* **To be done**:
Starting at the line that contains "Give me the Chart.js source for this chart." and stopping at the line that contains "const ctx = canvas.getContext('2d');", return those lines exactly and nothing else. Both end lines count; pictures do not.

* **Dataset excerpts**:
● ● ● ● ●
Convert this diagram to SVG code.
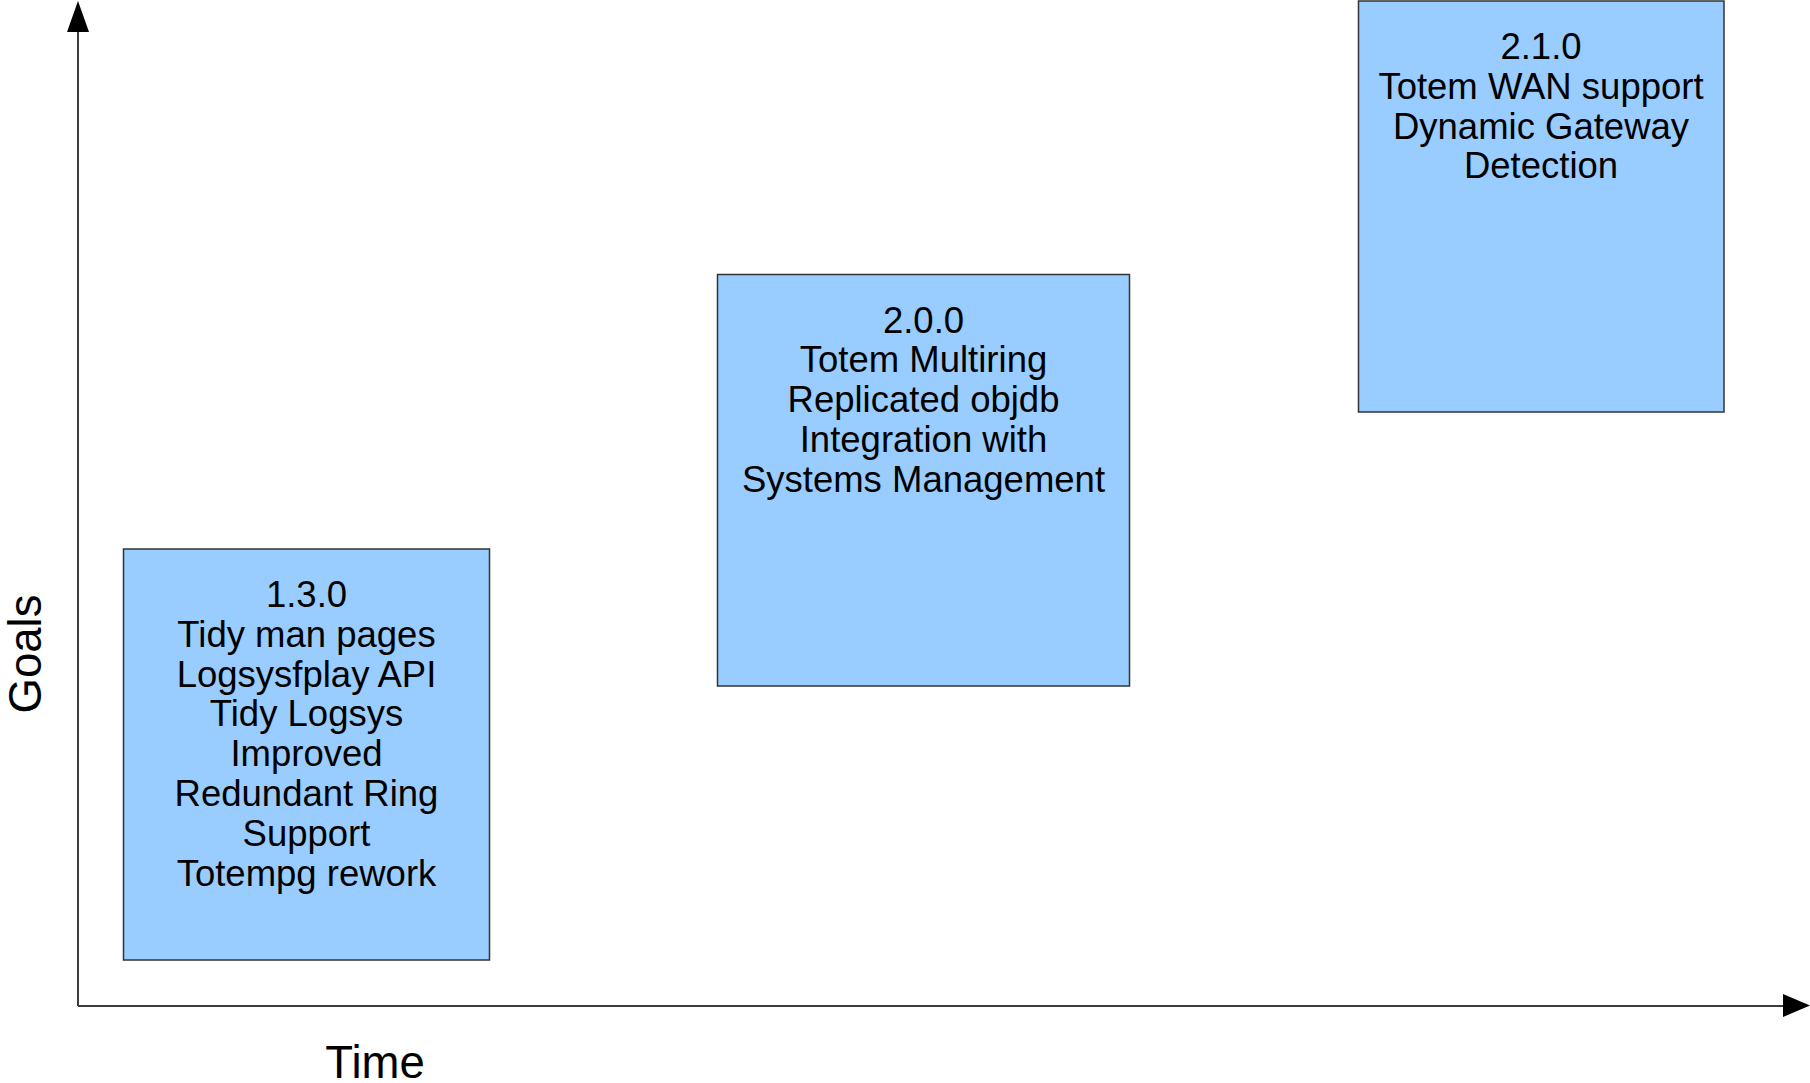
<svg xmlns="http://www.w3.org/2000/svg" width="1810" height="1083" viewBox="0 0 1810 1083">
<style>
.box{fill:#99ccff;stroke:#333333;stroke-width:1.5}
.t{font-family:"Liberation Sans",Arial,sans-serif;font-size:36.5px;fill:#000;text-anchor:middle}
.lbl{font-family:"Liberation Sans",Arial,sans-serif;font-size:45.5px;fill:#000;text-anchor:middle}
.axis{stroke:#3c3c3c;stroke-width:2;fill:none}
</style>
<rect width="1810" height="1083" fill="#ffffff"/>
<g id="connectors">
<line class="axis" x1="78" y1="1006" x2="78" y2="30"/>
<polygon points="78,1 67,32 89,32" fill="#000"/>
<line class="axis" x1="78" y1="1006" x2="1784" y2="1006"/>
<polygon points="1810,1005.5 1783,994 1783,1017" fill="#000"/>
</g>
<g id="node-130">
<rect class="box" x="123.5" y="549" width="366" height="411"/>
<text class="t" x="306.5" y="607">1.3.0</text>
<text class="t" x="306.5" y="646.8">Tidy man pages</text>
<text class="t" x="306.5" y="686.6">Logsysfplay API</text>
<text class="t" x="306.5" y="726.4">Tidy Logsys</text>
<text class="t" x="306.5" y="766.2">Improved </text>
<text class="t" x="306.5" y="806">Redundant Ring</text>
<text class="t" x="306.5" y="845.8">Support</text>
<text class="t" x="306.5" y="885.6">Totempg rework</text>
</g>
<g id="node-200">
<rect class="box" x="717.5" y="274.5" width="412" height="411.5"/>
<text class="t" x="923.5" y="332.5">2.0.0</text>
<text class="t" x="923.5" y="372.3">Totem Multiring</text>
<text class="t" x="923.5" y="412.1">Replicated objdb</text>
<text class="t" x="923.5" y="451.9">Integration with</text>
<text class="t" x="923.5" y="491.7">Systems Management</text>
</g>
<g id="node-210">
<rect class="box" x="1358.5" y="1" width="365.5" height="411"/>
<text class="t" x="1541" y="59.3">2.1.0</text>
<text class="t" x="1541" y="99">Totem WAN support</text>
<text class="t" x="1541" y="138.7">Dynamic Gateway</text>
<text class="t" x="1541" y="178.4">Detection</text>
</g>
<g id="labels">
<text class="lbl" x="375" y="1078">Time</text>
<text class="lbl" transform="translate(41,654) rotate(-90)">Goals</text>
</g>
</svg>
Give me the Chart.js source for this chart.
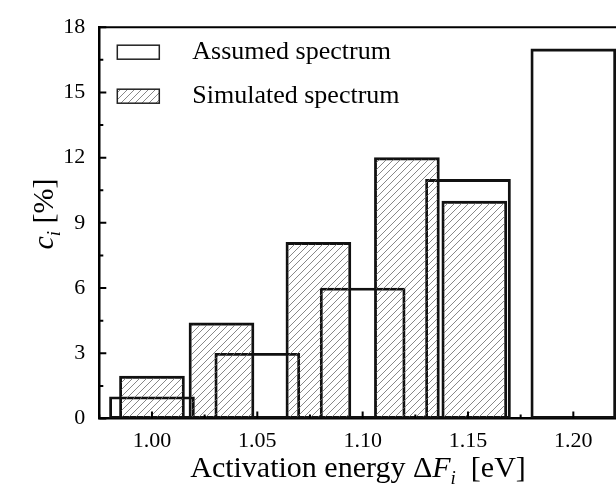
<!DOCTYPE html>
<html lang="en">
<head>
    <meta charset="UTF-8">
    <title>Activation energy spectrum</title>
    <script src="https://cdn.jsdelivr.net/npm/chart.js"></script>
    <style>
        html, body { margin: 0; padding: 0; background: #fff; overflow: hidden; }
        #wrap { width: 632px; height: 492px; }
    </style>
</head>
<body>
    <div id="wrap"><canvas id="grafica" width="632" height="492"></canvas></div>

    <script>
        // assumed spectrum (open bars)
        const assumedEnergy = [1.00, 1.05, 1.10, 1.15, 1.20];
        const assumedValues = [1, 3, 6, 11, 17];
        // simulated spectrum (hatched bars)
        const simulatedEnergy = [1.000, 1.033, 1.079, 1.121, 1.153];
        const simulatedValues = [1.95, 4.4, 8.1, 12, 10];
        const seriesNames = ['Assumed spectrum', 'Simulated spectrum'];
        const xTicks = [1.00, 1.05, 1.10, 1.15, 1.20];
        const yTicks = [0, 3, 6, 9, 12, 15, 18];

        const serif = "'Liberation Serif', 'Times New Roman', serif";
        const canvas = document.getElementById('grafica');
        const ctx = canvas.getContext('2d');

        function rayado(size) {
            const c = document.createElement('canvas');
            c.width = size; c.height = size;
            const g = c.getContext('2d');
            g.strokeStyle = '#6a6a6a';
            g.lineWidth = 0.8;
            g.beginPath();
            g.moveTo(0, size); g.lineTo(size, 0);
            g.moveTo(-2, 2); g.lineTo(2, -2);
            g.moveTo(size - 2, size + 2); g.lineTo(size + 2, size - 2);
            g.stroke();
            return ctx.createPattern(c, 'repeat');
        }
        const hatch = rayado(7);

        // frame, inward ticks, axis titles and legend
        const extras = {
            id: 'extras',
            afterDraw(chart) {
                const { ctx, chartArea: a, scales: { x, y } } = chart;
                ctx.save();
                ctx.strokeStyle = '#000';
                ctx.lineWidth = 2;
                ctx.beginPath();
                ctx.moveTo(a.left - 1, a.top); ctx.lineTo(a.right, a.top);
                ctx.moveTo(a.right, a.top); ctx.lineTo(a.right, a.bottom);
                ctx.stroke();

                ctx.beginPath();
                for (let v = x.min; v <= x.max + 1e-9; v += 0.025) {
                    const px = x.getPixelForValue(v);
                    const major = Math.abs(Math.round(v / 0.05) * 0.05 - v) < 1e-6;
                    ctx.moveTo(px, a.bottom); ctx.lineTo(px, a.bottom - (major ? 7 : 4));
                }
                for (let v = y.min; v <= y.max + 1e-9; v += 1.5) {
                    const py = y.getPixelForValue(v);
                    const major = Math.abs(v % 3) < 1e-6;
                    ctx.moveTo(a.left, py); ctx.lineTo(a.left + (major ? 7 : 4), py);
                }
                ctx.stroke();

                // x title with italic symbol
                ctx.fillStyle = '#000';
                ctx.textBaseline = 'alphabetic';
                const parts = [
                    ['Activation energy \u0394', '30px ' + serif, 0],
                    ['F', 'italic 30px ' + serif, 0],
                    ['i', 'italic 19px ' + serif, 7],
                    ['  [eV]', '30px ' + serif, 0]
                ];
                let total = 0;
                parts.forEach(p => { ctx.font = p[1]; total += ctx.measureText(p[0]).width; });
                let tx = 358 - total / 2;
                parts.forEach(p => {
                    ctx.font = p[1];
                    ctx.fillText(p[0], tx, 477 + p[2]);
                    tx += ctx.measureText(p[0]).width;
                });

                // y title
                ctx.save();
                ctx.translate(53, 214);
                ctx.rotate(-Math.PI / 2);
                const yparts = [
                    ['c', 'italic 30px ' + serif, 0],
                    ['i', 'italic 19px ' + serif, 7],
                    [' [%]', '30px ' + serif, 0]
                ];
                let yt = 0;
                yparts.forEach(p => { ctx.font = p[1]; yt += ctx.measureText(p[0]).width; });
                let ty = -yt / 2;
                yparts.forEach(p => {
                    ctx.font = p[1];
                    ctx.fillText(p[0], ty, p[2]);
                    ty += ctx.measureText(p[0]).width;
                });
                ctx.restore();

                // legend
                const lx = a.left + 18;
                chart.data.datasets.forEach((ds, i) => {
                    const ly = a.top + 18 + i * 44;
                    ctx.fillStyle = i === 1 ? hatch : '#fff';
                    ctx.fillRect(lx, ly, 42, 14);
                    ctx.strokeStyle = '#222';
                    ctx.lineWidth = 1.5;
                    ctx.strokeRect(lx, ly, 42, 14);
                    ctx.fillStyle = '#000';
                    ctx.font = '26px ' + serif;
                    ctx.textBaseline = 'alphabetic';
                    ctx.fillText(ds.label, lx + 75, ly + 14);
                });
                ctx.restore();
            }
        };

        new Chart(ctx, {
            type: 'bar',
            data: {
                datasets: [{
                    label: seriesNames[0],
                    data: assumedEnergy.map((e, i) => ({ x: e, y: assumedValues[i] })),
                    backgroundColor: 'rgba(0,0,0,0)',
                    borderColor: '#111',
                    borderWidth: 2.2,
                    borderSkipped: false,
                    barThickness: 85,
                    grouped: false,
                    order: 1
                }, {
                    label: seriesNames[1],
                    data: simulatedEnergy.map((e, i) => ({ x: e, y: simulatedValues[i] })),
                    backgroundColor: hatch,
                    borderColor: '#111',
                    borderWidth: 2.2,
                    borderSkipped: false,
                    barThickness: 65,
                    grouped: false,
                    order: 0
                }]
            },
            options: {
                responsive: false,
                animation: false,
                layout: { padding: { top: 23.5, right: 6, left: 0, bottom: 0 } },
                plugins: { legend: { display: false }, tooltip: { enabled: false } },
                scales: {
                    x: {
                        type: 'linear',
                        min: 0.975,
                        max: 1.225,
                        offset: false,
                        afterBuildTicks: s => { s.ticks = xTicks.map(v => ({ value: v })); },
                        afterFit: s => { s.height = 73.5; },
                        ticks: {
                            color: '#000',
                            font: { family: serif, size: 22 },
                            padding: 10,
                            maxRotation: 0,
                            callback: v => v.toFixed(2)
                        },
                        grid: { display: false, drawTicks: false },
                        border: { display: true, color: '#000', width: 2.5 }
                    },
                    y: {
                        min: 0,
                        max: 18,
                        afterBuildTicks: s => { s.ticks = yTicks.map(v => ({ value: v })); },
                        afterFit: s => { s.width = 99.3; },
                        ticks: {
                            color: '#000',
                            font: { family: serif, size: 22 },
                            padding: 14
                        },
                        grid: { display: false, drawTicks: false },
                        border: { display: true, color: '#000', width: 2.5 }
                    }
                }
            },
            plugins: [extras]
        });
    </script>
</body>
</html>
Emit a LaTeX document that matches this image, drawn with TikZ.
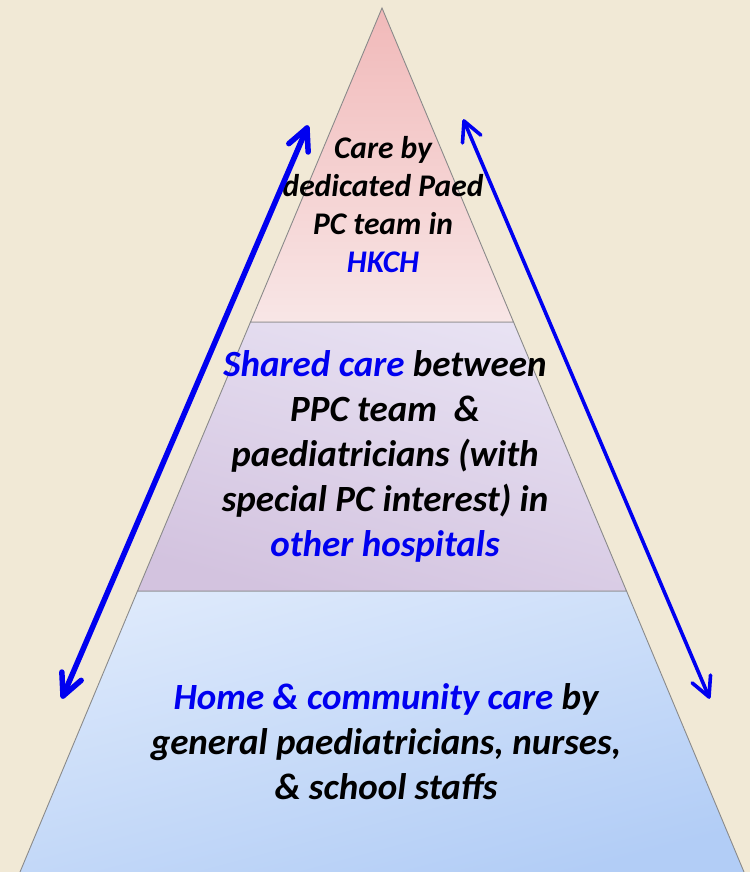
● ● ● ● ●
* **The solution**:
Give me the Chart.js source for this chart.
<!DOCTYPE html>
<html lang="en">
<head>
    <meta charset="UTF-8">
    <title>Activation energy spectrum</title>
    <script src="https://cdn.jsdelivr.net/npm/chart.js"></script>
    <style>
        html, body { margin: 0; padding: 0; background: #fff; overflow: hidden; }
        #wrap { width: 632px; height: 492px; }
    </style>
</head>
<body>
    <div id="wrap"><canvas id="grafica" width="632" height="492"></canvas></div>

    <script>
        // assumed spectrum (open bars)
        const assumedEnergy = [1.00, 1.05, 1.10, 1.15, 1.20];
        const assumedValues = [1, 3, 6, 11, 17];
        // simulated spectrum (hatched bars)
        const simulatedEnergy = [1.000, 1.033, 1.079, 1.121, 1.153];
        const simulatedValues = [1.95, 4.4, 8.1, 12, 10];
        const seriesNames = ['Assumed spectrum', 'Simulated spectrum'];
        const xTicks = [1.00, 1.05, 1.10, 1.15, 1.20];
        const yTicks = [0, 3, 6, 9, 12, 15, 18];

        const serif = "'Liberation Serif', 'Times New Roman', serif";
        const canvas = document.getElementById('grafica');
        const ctx = canvas.getContext('2d');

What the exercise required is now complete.